The board’s decision did not surprise School Committee Chairman Michael Dunn. He said it was consistent with a lack of support the board has shown for the committee’s efforts on the project. The department and committee have worked to get the best deal on an investment that would do the bare minimum of what the buildings need, Dunn said. That included lining up about $90,000 in Efficiency Maine rebates and plans to line up contractors before their construction season is booked, he said.
“These actions have taken that away.”
Asked about the committee’s January vote reauthorizing Wilmot on the project, weeks after word went out to banks, Dunn said, “You try to keep things going as smoothly as you can, until you can’t.” Wilmot said she kept trying, unsuccessfully, to stick to the timetable for the rebates and get a bank deal.
The department will have to try for a new round of rebates when Efficiency Maine’s next fiscal year opens July 1, Wilmot said. She and Dunn said they have no idea what to expect in the next round of funding.
Asked if the buildings will get their upgrades in time for the start of the next school year, if voters pass the project and a deal follows, Wilmot said she didn’t know.
Colby said for her and the board, the issue has never been the merits of the project. It’s been about wanting to give townspeople the opportunity to vote, just as they do for municipal spending of that size. “For that amount, 1.7 million (dollars), it needed to go to a town vote ... If this hinders the construction, I’m sorry. But again, from the beginning, we’ve felt people have the right to vote on this.”
Colby added, she knows the process the school department followed was legal. “But I think, out of respect and consideration to the taxpayers, this should have gone to a referendum vote a long time ago.”

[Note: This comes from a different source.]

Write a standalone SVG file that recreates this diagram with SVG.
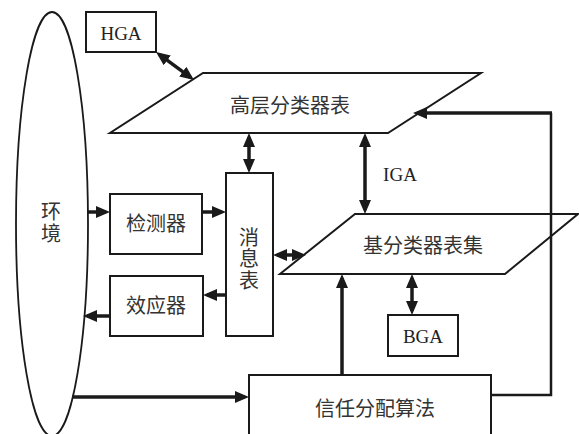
<svg xmlns="http://www.w3.org/2000/svg" width="579" height="434" viewBox="0 0 579 434">
<style>
.box{fill:#fff;stroke:#1a1a1a;stroke-width:2}
.lbl{font-family:"Liberation Serif","Noto Sans CJK SC",serif;font-size:20px;fill:#333;text-anchor:middle;dominant-baseline:central}
.lat{font-family:"Liberation Serif","Noto Sans CJK SC",serif;font-size:19px;fill:#222;text-anchor:middle;dominant-baseline:central}
.arr{fill:none;stroke:#1a1a1a;stroke-width:3.5}
.thin{fill:none;stroke:#1a1a1a;stroke-width:2.5}
</style>
<defs>
<marker id="ah" markerUnits="userSpaceOnUse" markerWidth="14" markerHeight="14" viewBox="0 0 14 14" refX="10" refY="7" orient="auto-start-reverse">
<path d="M0,1 L14,7 L0,13 z" fill="#1a1a1a"/>
</marker>
</defs>
<rect width="579" height="434" fill="#fff"/>
<g id="env">
<ellipse cx="52" cy="224" rx="36" ry="212" fill="none" stroke="#1a1a1a" stroke-width="1.8"/>
<text class="lbl" x="51" y="212">环</text>
<text class="lbl" x="51" y="234">境</text>
</g>
<g id="hga">
<rect class="box" x="86" y="12" width="70" height="40"/>
<text class="lat" x="121" y="33">HGA</text>
</g>
<g id="upper">
<polygon class="box" points="203,73 481,73 388,133 110,133"/>
<text class="lbl" x="290" y="106">高层分类器表</text>
</g>
<g id="detector">
<rect class="box" x="110" y="194" width="92" height="60"/>
<text class="lbl" x="156" y="224">检测器</text>
</g>
<g id="effector">
<rect class="box" x="110" y="276" width="93" height="60"/>
<text class="lbl" x="156" y="306">效应器</text>
</g>
<g id="msg">
<rect class="box" x="226" y="173" width="47" height="163"/>
<text class="lbl" x="249" y="238">消</text>
<text class="lbl" x="249" y="259">息</text>
<text class="lbl" x="249" y="281">表</text>
</g>
<g id="lower">
<polygon class="box" points="355,214 578,214 505,274 280,274"/>
<text class="lbl" x="423" y="246">基分类器表集</text>
</g>
<g id="bga">
<rect class="box" x="388" y="315" width="70" height="41"/>
<text class="lat" x="423" y="336">BGA</text>
</g>
<g id="trust">
<rect class="box" x="249" y="375" width="242" height="70"/>
<text class="lbl" x="375" y="409">信任分配算法</text>
</g>
<text class="lat" x="400" y="174">IGA</text>
<g id="connectors">
<line class="arr" x1="159.2" y1="54.4" x2="190.8" y2="77.6" marker-start="url(#ah)" marker-end="url(#ah)"/>
<line class="arr" x1="249" y1="137" x2="249" y2="169" marker-start="url(#ah)" marker-end="url(#ah)"/>
<line class="arr" x1="365" y1="137" x2="365" y2="210" marker-start="url(#ah)" marker-end="url(#ah)"/>
<line class="arr" x1="277" y1="255" x2="302" y2="255" marker-start="url(#ah)" marker-end="url(#ah)"/>
<line class="arr" x1="412" y1="278" x2="412" y2="311" marker-start="url(#ah)" marker-end="url(#ah)"/>
<line class="arr" x1="88" y1="212" x2="106" y2="212" marker-end="url(#ah)"/>
<line class="arr" x1="202" y1="212" x2="222" y2="212" marker-end="url(#ah)"/>
<line class="arr" x1="226" y1="295" x2="207" y2="295" marker-end="url(#ah)"/>
<line class="arr" x1="110" y1="316" x2="87" y2="316" marker-end="url(#ah)"/>
<line class="arr" x1="342" y1="375" x2="342" y2="278" marker-end="url(#ah)"/>
<line class="arr" x1="72" y1="397" x2="245" y2="397" marker-end="url(#ah)"/>
<polyline class="thin" points="491,395 551,395 551,113"/>
<line class="arr" x1="552" y1="113" x2="417" y2="113" marker-end="url(#ah)"/>
</g>
</svg>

Earlier this winter, the school committee had proposed an open, special town meeting. Selectmen declined. They said a referendum would draw a better turnout, including absentee voting.
Ahead of the June vote, residents will continue to learn about the project from a budget standpoint through the select board and budget committee’s budget talks, Colby said. Dunn and Wilmot said the department is continuing to talk with school families and the community and may hold more public tours of the schools.
Dunn reiterated the committee’s planning that started more than a year ago has taken place in workshops and meetings that were open to the public and covered by news media. He was optimistic the June question will pass.
If it does, Colby said a bond might be a cheaper option than a lease-purchase. A bond was not an option under the route of state statutes the department took to this point, Wilmot said. But following a vote, which a bond requires, it would be, and she would explore it, she said.
Dunn expects the committee to talk about the June vote when the panel meets March 23 at Wiscasset Middle High School. A budget workshop starts at 5 p.m.; the monthly committee meeting, at 6 p.m.